Despite the fact that it happens frequently, it’s always surprising to marketers and they seem caught off guard by aspects of the subscriber experience.
It’s no coincidence that I’m putting this recommendation front and centre. The subscriber experience is absolutely core to a successful email program. Not only does it influence consumer engagement and brand perception in and beyond the email program, it can have major implications for how mailbox providers like Gmail process and filter your mail. If you want your messages to land in the inbox rather than the spam folder, and you want subscribers to appreciate and engage with our messages, get the experience dialled in.
Set expectations. Be clear about what subscribers are signing up for. Review each point of entry to the email program and make sure that permissions are explicit and expectations are aligned with reality.
Make a positive impression.
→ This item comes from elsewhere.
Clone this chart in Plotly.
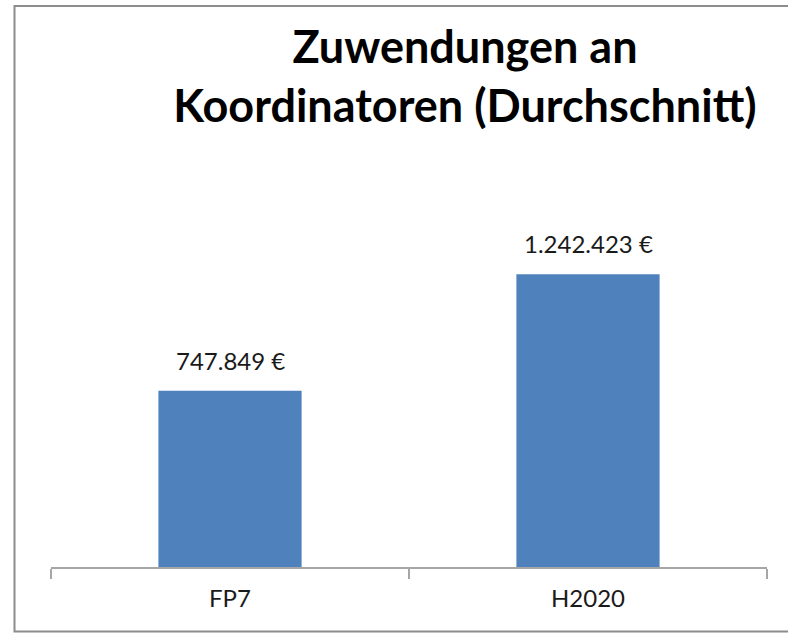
import plotly.graph_objects as go

categories = ["FP7", "H2020"]
values = [747849, 1242423]
value_labels = ["747.849 €", "1.242.423 €"]
title_lines = ["Zuwendungen an", "Koordinatoren (Durchschnitt)"]

W, H = 788, 633
ml, mr, mt, mb = 51, 21, 180, 66
plot_w = W - ml - mr
plot_h = H - mt - mb
px_per_unit = 2.356e-4
ymax = plot_h / px_per_unit

fig = go.Figure()
fig.add_trace(go.Bar(
    x=categories, y=values,
    marker=dict(color="#4F81BD", line=dict(width=0)),
    hoverinfo="skip",
))

for c, v, t in zip(categories, values, value_labels):
    fig.add_annotation(
        x=c, y=v, text=t, showarrow=False,
        xanchor="center", yanchor="bottom", yshift=14,
        font=dict(family="Lato", size=24, color="#1a1a1a"),
    )

# outer chart border
def px_to_paper_x(px):
    return (px - ml) / plot_w

def px_to_paper_y(py):
    return (H - mb - py) / plot_h

fig.add_shape(
    type="rect", xref="paper", yref="paper",
    x0=px_to_paper_x(14.5), x1=px_to_paper_x(800),
    y0=px_to_paper_y(631.5), y1=px_to_paper_y(6),
    line=dict(color="#8c8c8c", width=2), fillcolor="rgba(0,0,0,0)",
    layer="below",
)

fig.update_layout(
    width=W, height=H,
    margin=dict(l=ml, r=mr, t=mt, b=mb, autoexpand=False),
    paper_bgcolor="white", plot_bgcolor="white",
    bargap=0.6,
    showlegend=False,
    title=dict(
        text="<br>".join(title_lines),
        x=465 / W, xanchor="center", xref="container",
        y=1 - 63 / H, yanchor="top", yref="container",
        font=dict(family="Lato", size=45, color="#000000", weight="bold"),
    ),
    xaxis=dict(
        showline=True, linecolor="#a6a6a6", linewidth=1.5,
        ticks="outside", ticklen=10, tickcolor="#a6a6a6", tickwidth=1.5,
        tickson="boundaries", showgrid=False, zeroline=False,
        ticklabelstandoff=9,
        tickfont=dict(family="Lato", size=24, color="#1a1a1a"),
    ),
    yaxis=dict(
        range=[0, ymax], visible=False, showgrid=False, zeroline=False,
    ),
)

fig.write_html(
    "out.html",
    config={"displayModeBar": False},
    post_script="document.body.style.margin='0';",
)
As a follow-up, ensure that your email program delivers on the promises that you make.
Get a clear picture of the email lifecycle. Each email program has the opportunity for natural inflection points that enhance the experience, establish positive patterns of engagement, and re-engage or remove subscribers who have gone dormant. Review the complete subscriber lifecycle, from opt-in to opt-out (or suppression) and be sure that content and business rules are well conceived and properly implemented.
Tidy up your UX. A disjointed or clunky user experience can evoke a range of emotions, from mild frustration to downright rage. Many marketers may unintentionally be causing their subscriber’s undue strife because they take for granted that the browsing or purchasing path is user-friendly. Play the role of a consumer and walk through the complete process, noting and addressing breakdowns or unclear aspects of the user path.